Follow-up comment: We've made a lot of progress in materials science in the decades since the ROVER program. We have much better embedding materials available, and the technology might be feasible now. That being said, Putin's claim that Russia has an operational nuclear rocket is absolute bullshit. We've got better embedding materials, but we haven't had them for that long.
Given the opportunity, working on modern day nuclear thermal rocket engines would absolutely be one of my highest engineering aspirations.
Here's the full film, the original documentary, minus the youtube ads https://archive.org/details/NuclearPropulsionInSpace1968NERVA It's really shady to cut out all the credits at the end and put your own website.
Im surprised how simple this is
Space is the one place where nuclear does make sense.
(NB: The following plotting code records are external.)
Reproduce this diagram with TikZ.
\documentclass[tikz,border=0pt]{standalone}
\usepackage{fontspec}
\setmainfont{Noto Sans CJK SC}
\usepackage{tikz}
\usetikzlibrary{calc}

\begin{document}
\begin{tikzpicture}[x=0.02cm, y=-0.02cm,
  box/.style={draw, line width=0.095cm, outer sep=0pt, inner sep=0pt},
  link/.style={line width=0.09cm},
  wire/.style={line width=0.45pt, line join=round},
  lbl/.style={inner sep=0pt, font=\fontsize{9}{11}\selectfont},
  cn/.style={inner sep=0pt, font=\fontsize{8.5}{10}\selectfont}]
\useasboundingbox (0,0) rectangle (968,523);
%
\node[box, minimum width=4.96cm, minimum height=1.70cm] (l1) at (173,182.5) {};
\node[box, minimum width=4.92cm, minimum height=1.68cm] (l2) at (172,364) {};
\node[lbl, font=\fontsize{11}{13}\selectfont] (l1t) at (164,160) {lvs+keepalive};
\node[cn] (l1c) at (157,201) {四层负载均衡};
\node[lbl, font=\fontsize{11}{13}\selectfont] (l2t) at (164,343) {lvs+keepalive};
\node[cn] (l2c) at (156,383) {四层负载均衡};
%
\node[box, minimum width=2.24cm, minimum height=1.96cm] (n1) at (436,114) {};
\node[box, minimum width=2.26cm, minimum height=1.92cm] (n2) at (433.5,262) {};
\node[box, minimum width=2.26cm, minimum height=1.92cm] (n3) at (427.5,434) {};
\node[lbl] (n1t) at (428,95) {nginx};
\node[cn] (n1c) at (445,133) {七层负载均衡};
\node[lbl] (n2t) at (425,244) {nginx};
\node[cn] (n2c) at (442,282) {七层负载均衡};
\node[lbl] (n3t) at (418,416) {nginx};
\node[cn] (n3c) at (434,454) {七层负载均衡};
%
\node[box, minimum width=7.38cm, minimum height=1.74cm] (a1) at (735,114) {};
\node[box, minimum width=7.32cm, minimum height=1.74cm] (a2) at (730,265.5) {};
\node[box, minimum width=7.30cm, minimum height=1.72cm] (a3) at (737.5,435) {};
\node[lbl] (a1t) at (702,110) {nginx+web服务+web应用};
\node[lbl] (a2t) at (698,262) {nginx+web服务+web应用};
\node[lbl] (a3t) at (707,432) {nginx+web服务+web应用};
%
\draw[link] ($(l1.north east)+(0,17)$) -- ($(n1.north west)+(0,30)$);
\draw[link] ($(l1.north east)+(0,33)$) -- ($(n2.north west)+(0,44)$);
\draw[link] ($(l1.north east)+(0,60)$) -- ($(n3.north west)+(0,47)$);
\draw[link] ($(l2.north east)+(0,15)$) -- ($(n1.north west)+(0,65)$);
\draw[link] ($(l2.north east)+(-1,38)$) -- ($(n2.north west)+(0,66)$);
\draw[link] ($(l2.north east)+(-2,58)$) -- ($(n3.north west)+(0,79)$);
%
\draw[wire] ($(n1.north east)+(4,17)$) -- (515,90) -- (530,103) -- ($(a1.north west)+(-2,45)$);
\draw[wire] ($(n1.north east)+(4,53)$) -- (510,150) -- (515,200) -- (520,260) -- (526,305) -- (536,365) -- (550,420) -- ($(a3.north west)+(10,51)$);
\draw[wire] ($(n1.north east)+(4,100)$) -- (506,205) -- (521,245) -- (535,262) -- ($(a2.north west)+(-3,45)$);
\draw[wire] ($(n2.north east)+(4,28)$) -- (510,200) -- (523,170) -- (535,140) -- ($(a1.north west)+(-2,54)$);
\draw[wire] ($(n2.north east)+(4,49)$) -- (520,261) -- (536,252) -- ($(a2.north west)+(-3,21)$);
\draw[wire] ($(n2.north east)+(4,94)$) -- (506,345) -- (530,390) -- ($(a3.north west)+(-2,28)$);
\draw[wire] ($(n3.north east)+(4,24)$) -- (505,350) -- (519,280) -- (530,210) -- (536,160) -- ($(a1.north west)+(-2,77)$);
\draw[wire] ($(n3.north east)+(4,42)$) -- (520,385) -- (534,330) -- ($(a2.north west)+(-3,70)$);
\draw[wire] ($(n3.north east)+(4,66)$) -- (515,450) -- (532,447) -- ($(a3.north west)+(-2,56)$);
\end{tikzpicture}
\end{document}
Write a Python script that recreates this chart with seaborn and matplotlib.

It's comparatively light/compact and it cannot contaminate the environment. I never understood why it wasn't being used.
Those rotating control shafts are absolutely genius. I was wondering how the fuck they controlled it, from the very start - and then they show that. Amazing.
Someone correct me if I'm wrong, but this only works in space because it would spew radioactive hydrogen freaking everywhere if it took off from ground?